According to the gemara we see that the expression ki im has another sense in Scripture, as illustrated by the Sages in the verse dealing with Jacob’s change of name.  Ki im is taken to mean:  not only (Jacob), but also (Israel), where the new name is the principal one.[7]

So the main question to ask regarding this prophecy is how Zechariah intended the phrase to be read:  according to the first sense or the second?  Does the spirit of the Lord rule out human power and might, or is the spirit of the Lord the principal component, while power and might are still significant although secondary to spirit?

The answer to this question actually had a decisive impact on the history of the Jewish people and how we understand it.  Is the course of history determined solely by the spiritual-miraculous-divine, with no place for human involvement, or is there a combination of forces, human and divine, underlying historical developments?  Until the concluding words of the haftarah, “it shall be greeted with shouts of ‘Beautiful! Beautiful!’” (Zech. 4:7), no clear argument can be made for either one of the possible interpretations.

But, according to verses 8-9, “And the word of the Lord came to me:  ‘Zerubbabel’s hands have founded this House and Zerubbabel’s hands shall complete it.  Then you shall know that it was the Lord of Hosts who sent me to you,’” Zechariah resolves the question.  His reading of ki im is a joint endeavor by Zerubbabel, whose hands carry out the word, and the spirit of the Lord, providing the energy behind the entire process.  The emphasis, however, is on the spirit of the Lord, and the leadership must deeply understand this point.  The result of this understanding will be that even the “great mountain” will become “level ground,” meaning that even great difficulties and complications will quickly be set straight.[8]

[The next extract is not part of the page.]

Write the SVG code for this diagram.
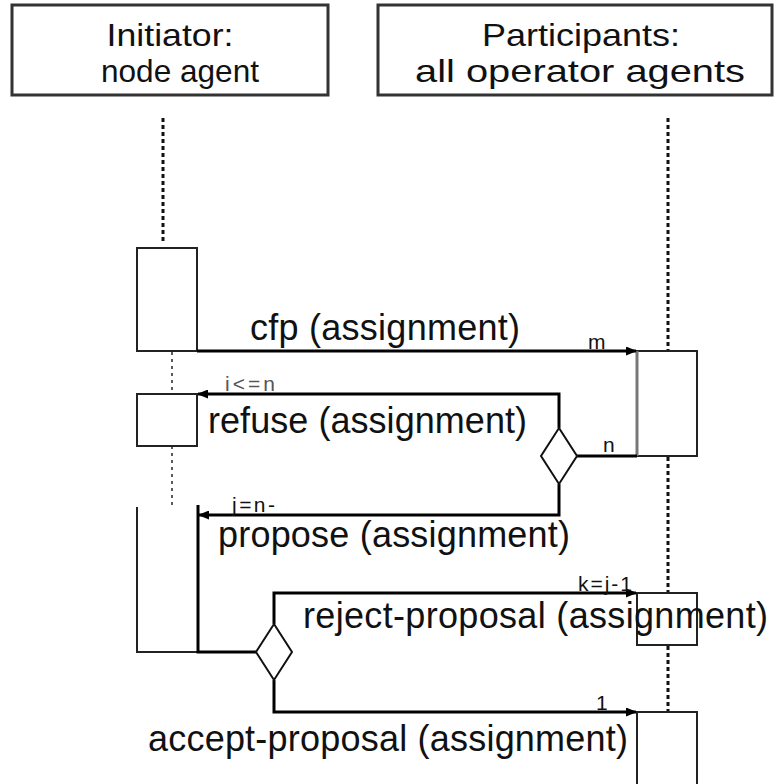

With this understanding we can find a deep connection between the haftarahand the actions of the Maccabees in their revolt against the Greeks.  To illustrate this, we quote from the First Book of Maccabees (3:13-23):

When Seron, who commanded the army in Syria, heard….Seron was reinforced by a strong contingent of renegade Jews, who marched up to help him take vengeance on Israel.  When he reached the pass of Beth-horon, Judas advanced to meet him with a handful of men.  When his followers saw the host coming against them, they said to Judas, “How can so few of us fight against so many?  Besides, we have had nothing to eat all day, and we are exhausted.”

Judas replied:  “Many can easily be overpowered by a few; it makes no difference to Heaven to save by many or by few.  Victory does not depend on numbers; strength comes from Heaven alone.  Our enemies come filled with insolence and lawlessness to plunder and to kill us and our wives and children.  But we are fighting for our lives and our religion.  Heaven will crush them before our eyes.  You need not be afraid of them.”

When he had finished speaking, he launched a sudden attack, and Seron and his army broke before him.[9]

Judah and his brothers believed that the spirit of the Lord was leading them, but they actually went out to battle and fought the Greeks.  Through this combination of forces, drawing on the prophecy of Zechariah, we achieved miraculous victory over the Greeks.